Over the last 14 years, the Scaranos’ fleet has continued to grow. John still designs the boats and oversees construction while Rick handles the business end of things, which includes the yard and the charter operations.
In 2014, Adirondack III was sent to Boston. She has since been joined by Adirondack II and the 115-foot long Northern Lights, a turn-of-the-century-inspired motoryacht that the Scaranos designed and built in 2003 for a Lake Champlain operator.
The Newport fleet now features four boats: their most recent schooner, Adirondack IV—a 90-foot knockabout schooner John designed to maximize the space that was available at Bowen’s Wharf; the 48-foot sloop Eleanor, which was completed in 2016; Madeleine, the first schooner they built in 1992; and the 1929 58-foot Elco-built Rum Runner II, which the Scaranos had renovated for a client in 1992 and purchased in 2022.

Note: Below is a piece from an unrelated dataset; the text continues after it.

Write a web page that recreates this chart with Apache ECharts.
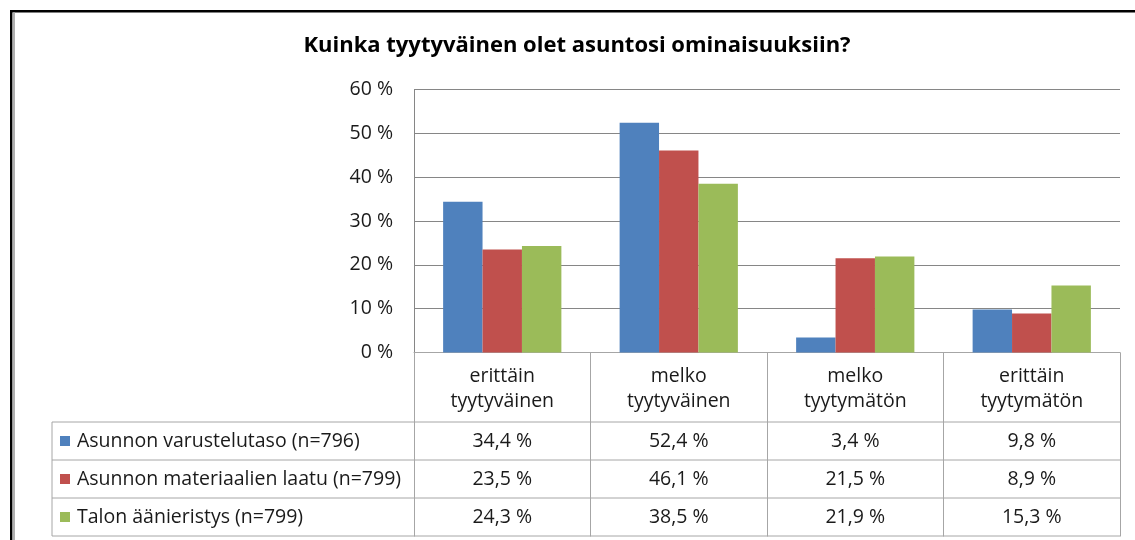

In New York, besides Adirondack and America 2.0, the fleet also includes the 50-foot motoryacht Kingston, which was added in 2013; the 80-foot Manhattan and the 100-foot Manhattan II, which was launched in 2015. Every spring and fall, the 65-foot Grebe Yacht Full Moon joins the New York fleet and spends June through September in Newport.
The Scaranos are not done. Even though they are now in their seventies, this summer they will launch the 114-foot-long Manhattan III to give them a 14-boat fleet.
What’s next?
“Well, we’re creating a situation where we will not be soliciting work in any great way,” Rick says. “We’ve created our own and the shop work keeps us going. So, it’s working out.”